-- Start --
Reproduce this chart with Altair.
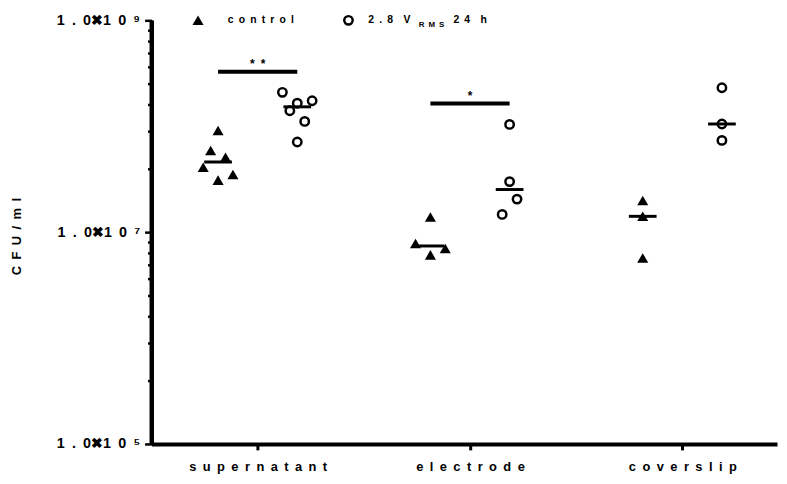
import altair as alt
import pandas as pd

# ---- data ----
categories = ["supernatant", "electrode", "coverslip"]
groups = ["control", "2.8 V RMS 24 h"]

sup_control = [9.1e7, 5.9e7, 5.1e7, 4.1e7, 3.1e7, 3.5e7]
sup_control_slot = [0, -1, 1, -2, 0, 2]
sup_treated = [2.09e8, 1.65e8, 1.74e8, 1.40e8, 1.11e8, 7.1e7]
sup_treated_slot = [-2, 0, 2, -1, 1, 0]

ele_control = [1.39e7, 7.8e6, 7.0e6, 6.1e6]
ele_control_slot = [0, -2, 2, 0]
ele_treated = [1.04e8, 3.0e7, 2.05e7, 1.47e7]
ele_treated_slot = [0, 0, 1, -1]

cov_control = [1.99e7, 1.41e7, 5.7e6]
cov_control_slot = [0, 0, 0]
cov_treated = [2.31e8, 1.05e8, 7.35e7]
cov_treated_slot = [0, 0, 0]

sig_categories = ["supernatant", "electrode"]
sig_labels = ["*\u2002*", "*"]
sig_values = [3.27e8, 1.64e8]

y_major = [1e5, 1e7, 1e9]
minor_mult = [4, 9, 16, 25, 36, 49, 64, 81]
x_domain = [-0.5, 2.446]

# ---- build table ----
rows = []
series = [
    ("supernatant", "control", sup_control, sup_control_slot),
    ("supernatant", groups[1], sup_treated, sup_treated_slot),
    ("electrode", "control", ele_control, ele_control_slot),
    ("electrode", groups[1], ele_treated, ele_treated_slot),
    ("coverslip", "control", cov_control, cov_control_slot),
    ("coverslip", groups[1], cov_treated, cov_treated_slot),
]
for cat, grp, vals, slots in series:
    for v, s in zip(vals, slots):
        rows.append({"ci": categories.index(cat),
                     "gs": -1 if grp == "control" else 1,
                     "slot": s, "value": v, "group": grp})
df = pd.DataFrame(rows)

sig_df = pd.DataFrame({"ci": [categories.index(c) for c in sig_categories],
                       "label": sig_labels, "value": sig_values})

GOFF = 0.1865
SLOT = 0.035
FONT = "Liberation Sans"
ES = "\u2002"

tick_values = y_major + [m * b for b in [1e5, 1e7] for m in minor_mult]
major_test = " || ".join(f"datum.value == {v:.0f}" for v in y_major)
sup = {5: "\u2075", 7: "\u2077", 9: "\u2079"}
lab = lambda e: f"1{ES}.{ES}0\u27161{ES}0{ES}{sup[e]}"
y_label_expr = (f"datum.value == 1e9 ? '{lab(9)}' : datum.value == 1e7 ? '{lab(7)}' : "
                f"datum.value == 1e5 ? '{lab(5)}' : ''")

x_labels = [ES.join(list(c)) for c in categories]
x_label_expr = "[" + ",".join(f"'{s}'" for s in x_labels) + "][datum.value]"

xs = alt.Scale(domain=x_domain, nice=False, zero=False, padding=0)
ys = alt.Scale(type="log", domain=[y_major[0], y_major[-1]], nice=False)

X = alt.X("x:Q", scale=xs, title=None,
          axis=alt.Axis(values=[0, 1, 2], labelExpr=x_label_expr, grid=False,
                        domainWidth=4, domainColor="black", tickColor="black",
                        tickWidth=3, tickSize=6, labelPadding=11,
                        labelFont=FONT, labelFontWeight="bold", labelFontSize=13,
                        labelColor="black"))
Y = alt.Y("y:Q", scale=ys,
          axis=alt.Axis(values=tick_values, labelExpr=y_label_expr, grid=False,
                        domainWidth=4, domainColor="black",
                        tickColor="black", tickWidth=2.5,
                        tickSize={"condition": {"test": major_test, "value": 7}, "value": 4},
                        labelPadding=5, labelFont=FONT, labelFontWeight="bold",
                        labelFontSize=14.5, labelColor="black",
                        title=ES.join(list("CFU/ml")), titleFont=FONT,
                        titleFontWeight="bold", titleFontSize=13, titleColor="black",
                        titleX=-136, titleY=218, titleAngle=270,
                        titleAlign="center", titleBaseline="middle"))

base = alt.Chart(df).transform_calculate(
    x=f"datum.ci + datum.gs * {GOFF} + datum.slot * {SLOT}", y="datum.value")

tri = base.transform_filter("datum.gs < 0").mark_point(
    shape="triangle-up", filled=True, size=125, color="black", opacity=1
).encode(x=X, y=Y)

circ = base.transform_filter("datum.gs > 0").mark_point(
    shape="circle", filled=False, size=72, color="black", strokeWidth=2.5, opacity=1
).encode(x=X, y=Y)

med = alt.Chart(df).transform_aggregate(
    med="median(value)", groupby=["ci", "gs"]
).transform_calculate(
    x=f"datum.ci + datum.gs * {GOFF}", y="datum.med"
).mark_tick(orient="horizontal", size=28, thickness=3, color="black", opacity=1
).encode(x=X, y=Y)

sig = alt.Chart(sig_df).transform_calculate(
    x=f"datum.ci - {GOFF}", x2=f"datum.ci + {GOFF}", y="datum.value")
sig_bar = sig.mark_rule(strokeWidth=4, color="black").encode(
    x=X, x2="x2:Q", y=Y)
sig_txt = alt.Chart(sig_df).transform_calculate(
    x="datum.ci", y="datum.value"
).mark_text(
    font=FONT, fontWeight="bold", fontSize=12, baseline="bottom", dy=-1, color="black"
).encode(x=X, y=Y, text="label:N")

# thick y axis line along the domain, drawn as a thin filled bar
yline_df = pd.DataFrame({"x": [x_domain[0]], "y": [y_major[0]], "y2": [y_major[-1]]})
yline = alt.Chart(yline_df).mark_bar(width=4, color="black", opacity=1).encode(
    x=X, y=Y, y2="y2:Q")

# ---- legend ----
leg_df = pd.DataFrame({"g": groups})
LFS = 10.5
leg_tri = alt.Chart(leg_df).transform_filter("datum.g == 'control'").mark_point(
    shape="triangle-up", filled=True, size=125, color="black", opacity=1
).encode(x=alt.value(47), y=alt.value(0))
leg_circ = alt.Chart(leg_df).transform_filter("datum.g != 'control'").mark_point(
    shape="circle", filled=False, size=72, color="black", strokeWidth=2.5, opacity=1
).encode(x=alt.value(199), y=alt.value(0))
leg_t1 = alt.Chart(leg_df).transform_filter("datum.g == 'control'").transform_calculate(
    t="join(split(datum.g, ''), '\u2002')"
).mark_text(font=FONT, fontWeight="bold", fontSize=LFS, align="left",
            baseline="middle", color="black").encode(
    x=alt.value(77), y=alt.value(0), text="t:N")
leg_t2 = alt.Chart(leg_df).transform_filter("datum.g != 'control'").mark_text(
    font=FONT, fontWeight="bold", fontSize=LFS, align="left", baseline="middle",
    color="black").encode(x=alt.value(219), y=alt.value(0),
                          text=alt.value(f"2{ES}.{ES}8{ES}{ES}V"))
leg_t3 = alt.Chart(leg_df).transform_filter("datum.g != 'control'").mark_text(
    font=FONT, fontWeight="bold", fontSize=8, align="left", baseline="middle",
    color="black").encode(x=alt.value(270), y=alt.value(5),
                          text=alt.value(f"R{ES}M{ES}S"))
leg_t4 = alt.Chart(leg_df).transform_filter("datum.g != 'control'").mark_text(
    font=FONT, fontWeight="bold", fontSize=LFS, align="left", baseline="middle",
    color="black").encode(x=alt.value(305), y=alt.value(0),
                          text=alt.value(f"2{ES}4{ES}{ES}h"))

chart = alt.layer(
    yline, tri, circ, med, sig_bar, sig_txt,
    leg_tri, leg_circ, leg_t1, leg_t2, leg_t3, leg_t4
).properties(
    width=632, height=428,
    autosize=alt.AutoSizeParams(type="none"),
    padding={"left": 145, "top": 10, "right": 2, "bottom": 36},
).configure_view(stroke=None)

chart.save("out.html", embed_options={"renderer": "svg", "actions": False})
-- End --
▶ _Problem details_
Print the full listing exactly, dropping the pictures.

▶ _The completed task_
Reproduce this chart with Altair.
import altair as alt
import pandas as pd

# ---- data ----
categories = ["supernatant", "electrode", "coverslip"]
groups = ["control", "2.8 V RMS 24 h"]

sup_control = [9.1e7, 5.9e7, 5.1e7, 4.1e7, 3.1e7, 3.5e7]
sup_control_slot = [0, -1, 1, -2, 0, 2]
sup_treated = [2.09e8, 1.65e8, 1.74e8, 1.40e8, 1.11e8, 7.1e7]
sup_treated_slot = [-2, 0, 2, -1, 1, 0]

ele_control = [1.39e7, 7.8e6, 7.0e6, 6.1e6]
ele_control_slot = [0, -2, 2, 0]
ele_treated = [1.04e8, 3.0e7, 2.05e7, 1.47e7]
ele_treated_slot = [0, 0, 1, -1]

cov_control = [1.99e7, 1.41e7, 5.7e6]
cov_control_slot = [0, 0, 0]
cov_treated = [2.31e8, 1.05e8, 7.35e7]
cov_treated_slot = [0, 0, 0]

sig_categories = ["supernatant", "electrode"]
sig_labels = ["*\u2002*", "*"]
sig_values = [3.27e8, 1.64e8]

y_major = [1e5, 1e7, 1e9]
minor_mult = [4, 9, 16, 25, 36, 49, 64, 81]
x_domain = [-0.5, 2.446]

# ---- build table ----
rows = []
series = [
    ("supernatant", "control", sup_control, sup_control_slot),
    ("supernatant", groups[1], sup_treated, sup_treated_slot),
    ("electrode", "control", ele_control, ele_control_slot),
    ("electrode", groups[1], ele_treated, ele_treated_slot),
    ("coverslip", "control", cov_control, cov_control_slot),
    ("coverslip", groups[1], cov_treated, cov_treated_slot),
]
for cat, grp, vals, slots in series:
    for v, s in zip(vals, slots):
        rows.append({"ci": categories.index(cat),
                     "gs": -1 if grp == "control" else 1,
                     "slot": s, "value": v, "group": grp})
df = pd.DataFrame(rows)

sig_df = pd.DataFrame({"ci": [categories.index(c) for c in sig_categories],
                       "label": sig_labels, "value": sig_values})

GOFF = 0.1865
SLOT = 0.035
FONT = "Liberation Sans"
ES = "\u2002"

tick_values = y_major + [m * b for b in [1e5, 1e7] for m in minor_mult]
major_test = " || ".join(f"datum.value == {v:.0f}" for v in y_major)
sup = {5: "\u2075", 7: "\u2077", 9: "\u2079"}
lab = lambda e: f"1{ES}.{ES}0\u27161{ES}0{ES}{sup[e]}"
y_label_expr = (f"datum.value == 1e9 ? '{lab(9)}' : datum.value == 1e7 ? '{lab(7)}' : "
                f"datum.value == 1e5 ? '{lab(5)}' : ''")

x_labels = [ES.join(list(c)) for c in categories]
x_label_expr = "[" + ",".join(f"'{s}'" for s in x_labels) + "][datum.value]"

xs = alt.Scale(domain=x_domain, nice=False, zero=False, padding=0)
ys = alt.Scale(type="log", domain=[y_major[0], y_major[-1]], nice=False)

X = alt.X("x:Q", scale=xs, title=None,
          axis=alt.Axis(values=[0, 1, 2], labelExpr=x_label_expr, grid=False,
                        domainWidth=4, domainColor="black", tickColor="black",
                        tickWidth=3, tickSize=6, labelPadding=11,
                        labelFont=FONT, labelFontWeight="bold", labelFontSize=13,
                        labelColor="black"))
Y = alt.Y("y:Q", scale=ys,
          axis=alt.Axis(values=tick_values, labelExpr=y_label_expr, grid=False,
                        domainWidth=4, domainColor="black",
                        tickColor="black", tickWidth=2.5,
                        tickSize={"condition": {"test": major_test, "value": 7}, "value": 4},
                        labelPadding=5, labelFont=FONT, labelFontWeight="bold",
                        labelFontSize=14.5, labelColor="black",
                        title=ES.join(list("CFU/ml")), titleFont=FONT,
                        titleFontWeight="bold", titleFontSize=13, titleColor="black",
                        titleX=-136, titleY=218, titleAngle=270,
                        titleAlign="center", titleBaseline="middle"))

base = alt.Chart(df).transform_calculate(
    x=f"datum.ci + datum.gs * {GOFF} + datum.slot * {SLOT}", y="datum.value")

tri = base.transform_filter("datum.gs < 0").mark_point(
    shape="triangle-up", filled=True, size=125, color="black", opacity=1
).encode(x=X, y=Y)

circ = base.transform_filter("datum.gs > 0").mark_point(
    shape="circle", filled=False, size=72, color="black", strokeWidth=2.5, opacity=1
).encode(x=X, y=Y)

med = alt.Chart(df).transform_aggregate(
    med="median(value)", groupby=["ci", "gs"]
).transform_calculate(
    x=f"datum.ci + datum.gs * {GOFF}", y="datum.med"
).mark_tick(orient="horizontal", size=28, thickness=3, color="black", opacity=1
).encode(x=X, y=Y)

sig = alt.Chart(sig_df).transform_calculate(
    x=f"datum.ci - {GOFF}", x2=f"datum.ci + {GOFF}", y="datum.value")
sig_bar = sig.mark_rule(strokeWidth=4, color="black").encode(
    x=X, x2="x2:Q", y=Y)
sig_txt = alt.Chart(sig_df).transform_calculate(
    x="datum.ci", y="datum.value"
).mark_text(
    font=FONT, fontWeight="bold", fontSize=12, baseline="bottom", dy=-1, color="black"
).encode(x=X, y=Y, text="label:N")

# thick y axis line along the domain, drawn as a thin filled bar
yline_df = pd.DataFrame({"x": [x_domain[0]], "y": [y_major[0]], "y2": [y_major[-1]]})
yline = alt.Chart(yline_df).mark_bar(width=4, color="black", opacity=1).encode(
    x=X, y=Y, y2="y2:Q")

# ---- legend ----
leg_df = pd.DataFrame({"g": groups})
LFS = 10.5
leg_tri = alt.Chart(leg_df).transform_filter("datum.g == 'control'").mark_point(
    shape="triangle-up", filled=True, size=125, color="black", opacity=1
).encode(x=alt.value(47), y=alt.value(0))
leg_circ = alt.Chart(leg_df).transform_filter("datum.g != 'control'").mark_point(
    shape="circle", filled=False, size=72, color="black", strokeWidth=2.5, opacity=1
).encode(x=alt.value(199), y=alt.value(0))
leg_t1 = alt.Chart(leg_df).transform_filter("datum.g == 'control'").transform_calculate(
    t="join(split(datum.g, ''), '\u2002')"
).mark_text(font=FONT, fontWeight="bold", fontSize=LFS, align="left",
            baseline="middle", color="black").encode(
    x=alt.value(77), y=alt.value(0), text="t:N")
leg_t2 = alt.Chart(leg_df).transform_filter("datum.g != 'control'").mark_text(
    font=FONT, fontWeight="bold", fontSize=LFS, align="left", baseline="middle",
    color="black").encode(x=alt.value(219), y=alt.value(0),
                          text=alt.value(f"2{ES}.{ES}8{ES}{ES}V"))
leg_t3 = alt.Chart(leg_df).transform_filter("datum.g != 'control'").mark_text(
    font=FONT, fontWeight="bold", fontSize=8, align="left", baseline="middle",
    color="black").encode(x=alt.value(270), y=alt.value(5),
                          text=alt.value(f"R{ES}M{ES}S"))
leg_t4 = alt.Chart(leg_df).transform_filter("datum.g != 'control'").mark_text(
    font=FONT, fontWeight="bold", fontSize=LFS, align="left", baseline="middle",
    color="black").encode(x=alt.value(305), y=alt.value(0),
                          text=alt.value(f"2{ES}4{ES}{ES}h"))

chart = alt.layer(
    yline, tri, circ, med, sig_bar, sig_txt,
    leg_tri, leg_circ, leg_t1, leg_t2, leg_t3, leg_t4
).properties(
    width=632, height=428,
    autosize=alt.AutoSizeParams(type="none"),
    padding={"left": 145, "top": 10, "right": 2, "bottom": 36},
).configure_view(stroke=None)

chart.save("out.html", embed_options={"renderer": "svg", "actions": False})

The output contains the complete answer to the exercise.